Das zehnte Jahrsiebt von dreiundsechzig bis siebzig (S. 72-73)
Ordnung und Ausbildung der Weisheit
Die Biografielehre nennt dieses zehnte Jahrsiebt »Ordnung und Ausbildung der Weisheit«. Es steht unter dem Zeichen des Elements Erde. Man lebt nun in einem Abschnitt, in dem man gerne auf sein Leben zurückschaut, aber nicht ohne auch weiter nach vorne zu schauen. Viele Menschen schreiben jetzt ihre Biografie, um den Kindern und Enkeln ein wenig von der Familiengeschichte zu hinterlassen. Dieses zehnte Jahrsiebt hat etwas ganz Besonderes: die Hoffnung, dass es so weitergeht.

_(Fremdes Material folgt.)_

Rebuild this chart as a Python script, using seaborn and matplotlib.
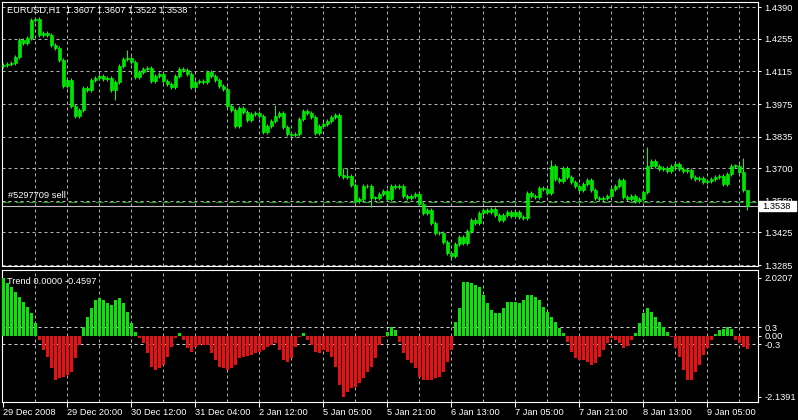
import numpy as np
import pandas as pd
import matplotlib
matplotlib.use('Agg')
import matplotlib.pyplot as plt
import matplotlib.patches as mpatches
import matplotlib.transforms as mtransforms
import seaborn as sns

# ---- data ----
symbol_info = "EURUSD,H1  1.3607 1.3607 1.3522 1.3538"
indicator_info = "Trend 0.0000 -0.4597"
order_label = "#5297709 sell"

# hourly closes, one per bar (open = previous close)
closes = [
    1.4142, 1.4146, 1.4151, 1.4176, 1.4249, 1.4237, 1.4258, 1.4335, 1.4339, 1.4271,
    1.4279, 1.4271, 1.4228, 1.4215, 1.4164, 1.4052, 1.4078, 1.3966, 1.3923, 1.3949,
    1.4043, 1.4035, 1.4078, 1.4086, 1.4095, 1.4082, 1.4086, 1.4035, 1.4069, 1.4138,
    1.4168, 1.4172, 1.4155, 1.4091, 1.4112, 1.4125, 1.4129, 1.4073, 1.4095, 1.4103,
    1.4073, 1.4061, 1.4048, 1.4095, 1.4125, 1.4121, 1.4103, 1.4048, 1.4069, 1.4073,
    1.4069, 1.4112, 1.4095, 1.4078, 1.4052, 1.4039, 1.3966, 1.3949, 1.3880, 1.3958,
    1.3941, 1.3906, 1.3932, 1.3936, 1.3923, 1.3855, 1.3880, 1.3902, 1.3923, 1.3936,
    1.3876, 1.3846, 1.3842, 1.3846, 1.3910, 1.3945, 1.3936, 1.3919, 1.3850, 1.3880,
    1.3889, 1.3902, 1.3919, 1.3928, 1.3670, 1.3662, 1.3666, 1.3627, 1.3559, 1.3567,
    1.3623, 1.3623, 1.3572, 1.3572, 1.3589, 1.3602, 1.3567, 1.3623, 1.3619, 1.3623,
    1.3580, 1.3572, 1.3580, 1.3589, 1.3546, 1.3507, 1.3520, 1.3464, 1.3421, 1.3421,
    1.3383, 1.3336, 1.3323, 1.3374, 1.3404, 1.3379, 1.3430, 1.3477, 1.3464, 1.3507,
    1.3520, 1.3512, 1.3524, 1.3499, 1.3477, 1.3499, 1.3512, 1.3494, 1.3512, 1.3490,
    1.3486, 1.3593, 1.3580, 1.3576, 1.3614, 1.3610, 1.3593, 1.3709, 1.3653, 1.3644,
    1.3700, 1.3662, 1.3640, 1.3623, 1.3606, 1.3632, 1.3649, 1.3606, 1.3572, 1.3567,
    1.3572, 1.3580, 1.3610, 1.3623, 1.3649, 1.3576, 1.3567, 1.3580, 1.3559, 1.3567,
    1.3597, 1.3709, 1.3730, 1.3709, 1.3696, 1.3700, 1.3687, 1.3709, 1.3717, 1.3696,
    1.3687, 1.3692, 1.3662, 1.3653, 1.3657, 1.3640, 1.3644, 1.3653, 1.3662, 1.3666,
    1.3632, 1.3675, 1.3709, 1.3709, 1.3683, 1.3607, 1.3538,
]
first_open = 1.4138
wick = 0.0008
# bars with visibly longer shadows
high_marks = {8: 1.4348, 31: 1.4207, 68: 1.3971, 85: 1.3700, 86: 1.3700,
              137: 1.3735, 161: 1.3791, 185: 1.3744, 186: 1.3607}
low_marks = {28: 1.3992, 58: 1.3872, 92: 1.3533, 112: 1.3306, 131: 1.3478, 186: 1.3522}

trend = [
    2.0207, 1.826, 1.686, 1.535, 1.360, 1.186, 1.012, 0.779, 0.430, -0.151,
    -0.500, -0.756, -1.140, -1.547, -1.488, -1.430, -1.372, -1.256, -0.791, -0.326,
    0.314, 0.663, 0.953, 1.244, 1.302, 1.244, 1.128, 1.070, 1.244, 1.302,
    1.128, 0.837, 0.430, 0.140, -0.093, -0.267, -0.616, -1.081, -1.198, -1.140,
    -1.023, -0.733, -0.384, -0.093, 0.081, -0.151, -0.442, -0.558, -0.384, -0.326,
    -0.326, -0.326, -0.616, -0.849, -1.081, -1.140, -1.198, -1.140, -1.023, -0.791,
    -0.733, -0.709, -0.674, -0.616, -0.558, -0.500, -0.384, -0.326, -0.267, -0.500,
    -0.849, -0.907, -0.791, -0.384, -0.035, 0.081, -0.151, -0.326, -0.558, -0.616,
    -0.500, -0.558, -0.733, -1.081, -1.721, -2.1391, -1.953, -1.837, -1.779, -1.663,
    -1.488, -1.256, -1.081, -0.791, -0.326, -0.035, 0.140, 0.314, 0.198, -0.209,
    -0.616, -0.849, -0.965, -1.140, -1.430, -1.547, -1.547, -1.547, -1.488, -1.430,
    -1.256, -0.907, -0.500, 0.488, 0.953, 1.884, 1.884, 1.826, 1.767, 1.709,
    1.419, 1.128, 0.895, 0.779, 0.779, 0.953, 1.186, 1.186, 1.186, 1.128,
    1.244, 1.419, 1.419, 1.360, 1.244, 1.012, 0.837, 0.663, 0.488, 0.256,
    0.081, -0.209, -0.558, -0.791, -0.849, -0.849, -0.907, -1.023, -0.965, -0.733,
    -0.500, -0.267, -0.070, -0.151, -0.267, -0.442, -0.360, -0.151, 0.081, 0.430,
    0.779, 0.953, 0.837, 0.663, 0.488, 0.314, 0.140, -0.035, -0.442, -0.733,
    -1.198, -1.547, -1.547, -1.256, -1.023, -0.674, -0.442, -0.151, 0.047, 0.198,
    0.221, 0.291, 0.221, -0.151, -0.267, -0.384, -0.4597,
]

price_ticks = [1.4390, 1.4255, 1.4115, 1.3975, 1.3835, 1.3700, 1.3560, 1.3425, 1.3285]
trend_ticks = [2.0207, 0.3, 0.0, -0.3, -2.1391]
trend_tick_labels = ["2.0207", "0.3", "0.00", "-0.3", "-2.1391"]
time_labels = ["29 Dec 2008", "29 Dec 20:00", "30 Dec 12:00", "31 Dec 04:00",
               "2 Jan 12:00", "5 Jan 05:00", "5 Jan 21:00", "6 Jan 13:00",
               "7 Jan 05:00", "7 Jan 21:00", "8 Jan 13:00", "9 Jan 05:00"]
bid_price = 1.3538
order_price = 1.3555

# ---- derived candle pieces ----
n = len(closes)
idx = np.arange(n)
c = np.array(closes)
o = np.r_[first_open, c[:-1]]
body_lo = np.minimum(o, c)
body_hi = np.maximum(o, c)
highs = body_hi + wick
lows = body_lo - wick
for k, v in high_marks.items():
    highs[k] = v
for k, v in low_marks.items():
    lows[k] = v

# ---- style ----
sns.set_theme(style='dark', rc={'axes.facecolor': 'black', 'figure.facecolor': 'black'})
plt.rcParams['font.family'] = ['Liberation Sans', 'DejaVu Sans']
FS = 6.7
GRID = '#b4b4b4'
dash = (0, (3, 3))

fig = plt.figure(figsize=(7.98, 4.2), dpi=100, facecolor='black')
ax1 = fig.add_axes([2 / 798, 1 - 266 / 420, 756 / 798, 264 / 420])
ax2 = fig.add_axes([2 / 798, 1 - 402 / 420, 756 / 798, 132 / 420])

# price panel
for i in range(8, n, 8):
    ax1.axvline(i, color=GRID, lw=0.72, ls=dash, zorder=1)
    ax2.axvline(i, color=GRID, lw=0.72, ls=dash, zorder=1)
for p in price_ticks:
    ax1.axhline(p, color=GRID, lw=0.72, ls=dash, zorder=1)

ax1.axhline(order_price, color='#1e9b1e', lw=0.8, ls=(0, (7, 5)), zorder=2)
ax1.axhline(bid_price, color='#c0c0c0', lw=0.8, zorder=2)

ax1.vlines(idx, lows, highs, color='#00ff00', lw=0.75, zorder=3)
ax1.bar(idx, np.maximum(body_hi - body_lo, 0.0003), bottom=body_lo, width=0.75,
        color='#00e600', edgecolor='#00ff00', linewidth=0.4, zorder=4)

ax1.set_xlim(-0.25, 188.75)
ax1.set_ylim(1.3281, 1.4413)
ax1.set_xticks([])
ax1.yaxis.tick_right()
ax1.set_yticks(price_ticks)
ax1.set_yticklabels([f"{p:.4f}" for p in price_ticks])

# indicator panel
df = pd.DataFrame({'bar': idx, 'trend': trend,
                   'dir': np.where(np.array(trend) >= 0, 'up', 'down')})
sns.barplot(data=df, x='bar', y='trend', hue='dir',
            palette={'up': '#10e010', 'down': '#e81010'}, dodge=False,
            width=0.75, saturation=1, errorbar=None, legend=False,
            linewidth=0, ax=ax2, zorder=3)
ax2.axhline(0.3, color='#d0d0d0', lw=0.72, ls=dash, zorder=2)
ax2.axhline(-0.3, color='#d0d0d0', lw=0.72, ls=dash, zorder=2)

ax2.set_xlim(-0.25, 188.75)
ax2.set_ylim(-2.3136, 2.2906)
ax2.set_xlabel('')
ax2.set_ylabel('')
ax2.set_xticks(list(range(0, n, 16)))
ax2.set_xticklabels(time_labels, ha='left')
ax2.yaxis.tick_right()
ax2.set_yticks(trend_ticks)
ax2.set_yticklabels(trend_tick_labels)

for ax in (ax1, ax2):
    ax.grid(False)
    for s in ax.spines.values():
        s.set_color('white')
        s.set_linewidth(0.8)
    ax.tick_params(axis='y', colors='white', labelsize=FS, length=2.5,
                   width=0.75, pad=2, direction='out', right=True, left=False)
ax2.tick_params(axis='x', colors='white', labelsize=FS, length=3.5,
                width=0.75, pad=1, direction='out', bottom=True)

# overlay texts
fig.text(7 / 798, 1 - 10 / 420, symbol_info, color='white', fontsize=FS, va='center')
fig.text(7 / 798, 1 - 281 / 420, indicator_info, color='white', fontsize=FS, va='center')
fig.text(8 / 798, 1 - 196 / 420, order_label, color='white', fontsize=FS, va='center')

# current price tag on the right scale (covers the 1.3560 label as in MT4)
trans = mtransforms.blended_transform_factory(fig.transFigure, ax1.transData)
fig.add_artist(mpatches.Rectangle((759 / 798, bid_price - 0.0021), 37 / 798, 0.0043,
                                  transform=trans, facecolor='white',
                                  edgecolor='white', zorder=5))
fig.text(762 / 798, bid_price, f"{bid_price:.4f}", transform=trans, color='black',
         fontsize=FS, va='center', ha='left', zorder=6)

fig.savefig('out.png', dpi=100, facecolor='black')
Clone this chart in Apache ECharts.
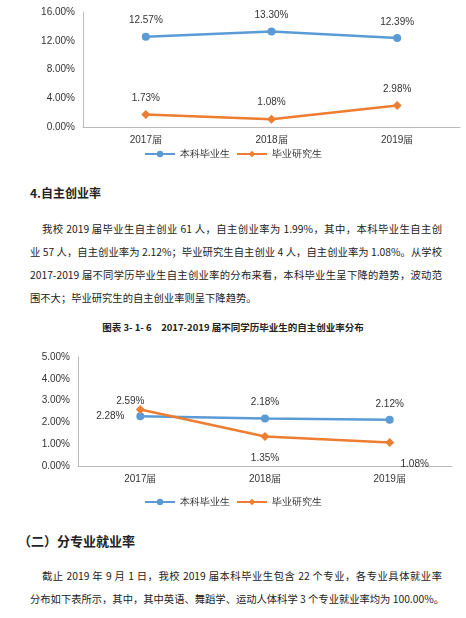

Die Fähigkeiten, die man ins Leben mitbekommen hat, und die Stärken, die man sich erarbeitet hat, führen zu einer gewissen Besonnenheit. Nun zeigt sich klar, was wir in diesem Leben erreicht haben, aber es zeichnet sich auch deutlich für uns ab, was wir noch erreichen wollen. An manchen Tagen in diesem Lebensabschnitt wird man vielleicht etwas wie Angst spüren, weil man merkt, dass die körperlichen und geistigen Fähigkeiten anfangen nachzulassen: Man kann sich nicht mehr erinnern, wo man das Buch hingelegt hat, in dem man eben noch gelesen hat; man vergisst jedes Mal, den Einkaufszettel mitzunehmen; morgens zwickt es beim Aufstehen im Rücken, dann wieder tun die Füße weh oder die Knie …
Und an anderen Tagen wird man denken: Unsinn. Ich habe wundervolle Zeiten vor mir. Ich muss nicht mehr hetzen, habe alle Zeit der Welt für was auch immer mir Spaß macht: meine Enkel, das Malen, Gärtnern, Spazierengehen, Ausflüge mit Freunden … In diesem Alter ist es ganz besonders wichtig, sich auf die eigenen Stärken und Talente zu besinnen, sich zu überlegen: Was hat mir früher so viel Spaß gemacht, dass ich die Zeit darüber vergessen habe? Tun Sie es doch wieder - es ist Ihr Leben! Heute bin ich nun auch in diesem Alter. Ich habe für mich ein Ritual gefunden, das ich vollziehe, bevor ich mich jeden Tag für die Arbeit an meinem Buch an den Schreibtisch setze. Ich brauche täglich eine feste Zeit, um mich konzentriert einlassen zu können. Der Vormittag ist für mich dafür passend. Bevor ich jedoch beginne, ist mir Ruhe und Stille ganz wichtig.
Ich muss mein Unterbewusstsein auf mein Bewusstsein einstimmen. Ich mache mir eine Tasse heißen Kakao, manchmal beginne ich damit, erst einmal zu malen oder zu stricken. Dann schreibe ich wieder Sätze, bei denen ich denke: Das kann gar nicht von mir kommen. Sie sprudeln aus meinem Gedächtnis in meine tippenden Hände. Daher mag ich auch keine Störungen, weder beim Malen noch beim Schreiben, und habe aus diesem Grund viele Jahre nachts gearbeitet, da hatte ich meine Ruhe. Heute spüre ich aber, dass ich mindestens acht Stunden Schlaf brauche, also suche ich mir jetzt am Tag die Zeit, in der ich ungestört arbeiten kann.